No – really. The 20/20 Experience is one of the best albums of the year, hands down. 90% of that reason is that he could have very easily coasted but instead turned in a 1999-era Prince album of jams. It’s a major label album released by a major pop star who also acts… all of those things should count against him in the Grand Scheme Of Being A Dick About Music but dude manages to overwin cynicism by releasing a nuanced and complex album that wouldn’t sound out of place in a top-shelf nightclub or a 14 year old girl’s headphones. Or in the white earbuds of a jaded Brooklynite on the subway.

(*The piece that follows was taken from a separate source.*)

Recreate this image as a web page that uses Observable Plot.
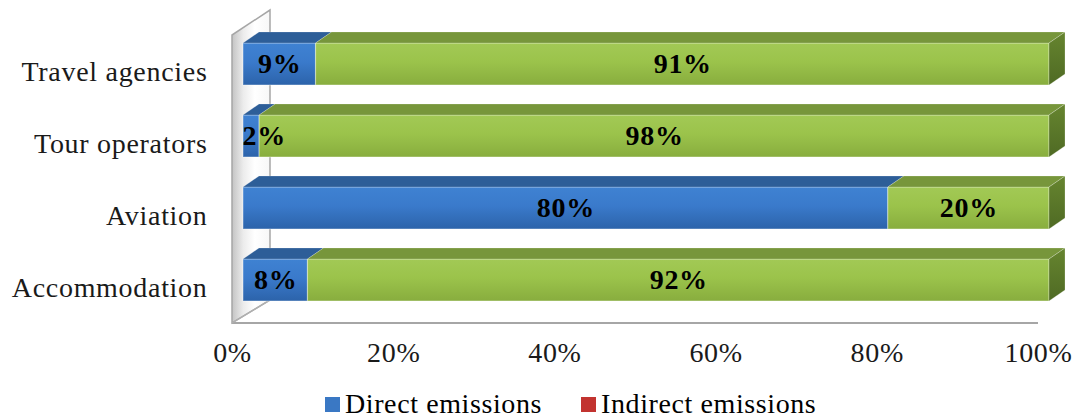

It works. The only gripe I have with The 20/20 Experience is that he could still go further, that he could still explore. It’d be fascinating to hear what he could do with, say, Flying Lotus, or collaborating on some minimalist out-there weird shit, and it would be interesting to see if he could pull of some Thom-Yorke-esque IDM jawns as well as this impeccably tailored pop he’s so good at: while 20/20 is clearly stadium pop that works well in the bedroom, it’d be interesting to see if he could do bedroom music that works well in a stadium.

There will undoubtably be people who don’t like this but I can assure you that the majority-stake of their dislike of The 20/20 Experience will be from their abhorrence of the words “pop music” (or “Justin Timberlake”). Really. Listen to this. It’s quite fucking good.